I guess I enjoy my B.E. because I love the romanticism of a time when all the games were played in the daytime, which means all those numbers and statistics were compiled before dinnertime until the mid-1950’s, when night baseball became more prevalent. Plus, just about every time I crack it open, the B.E. gives me another gem of trivia that literally makes me say, out loud, "HUH!" Like the fact that third baseman Ken Boyer hit 24 homers four years in a row in the 60’s. Talk about consistency.
A picture of consistency: Ken Boyer
I also like the anomalies -- the guys who had one very good season amongst a bunch of dreary ones. For example, let’s take Orioles outfielder Sam Bowens. The man never had more than 243 at-bats in any of his seven seasons except one -- 1964. That year, the 25 year-old Bowens put it all together, slugging 22 homers and driving in 71 runs while batting .263. Overall, a solid year, right? But in ‘65, Bowens fell all the way to .163 in 203 at-bats. The pact with the devil must have run out on New Year’s Eve, ‘64, because only once more did Bowens hit above .200, and that was .210 in 1966.

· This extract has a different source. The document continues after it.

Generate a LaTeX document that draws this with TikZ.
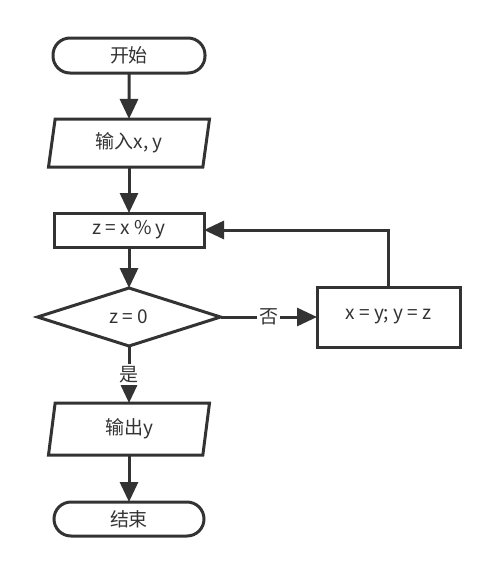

Oh, there are a bunch more examples I’ve found like Bowens and Boyer (can you tell I was browsing the "Bo’s" when I found them?), and the best part is, there are a bunch more I have yet to discover. They await me, leaning against my library wall, available after the next large meal.
So for all the Sam Bowenses in the world, and the Bris Lord’s and the Stuffy McGinnises and Eddie Gaedels (yes, the midget who batted against the Tigers), I bow to my Baseball Encyclopedia. And to be honest, I literally do have to bow to grab it. You’d have to see my library to understand.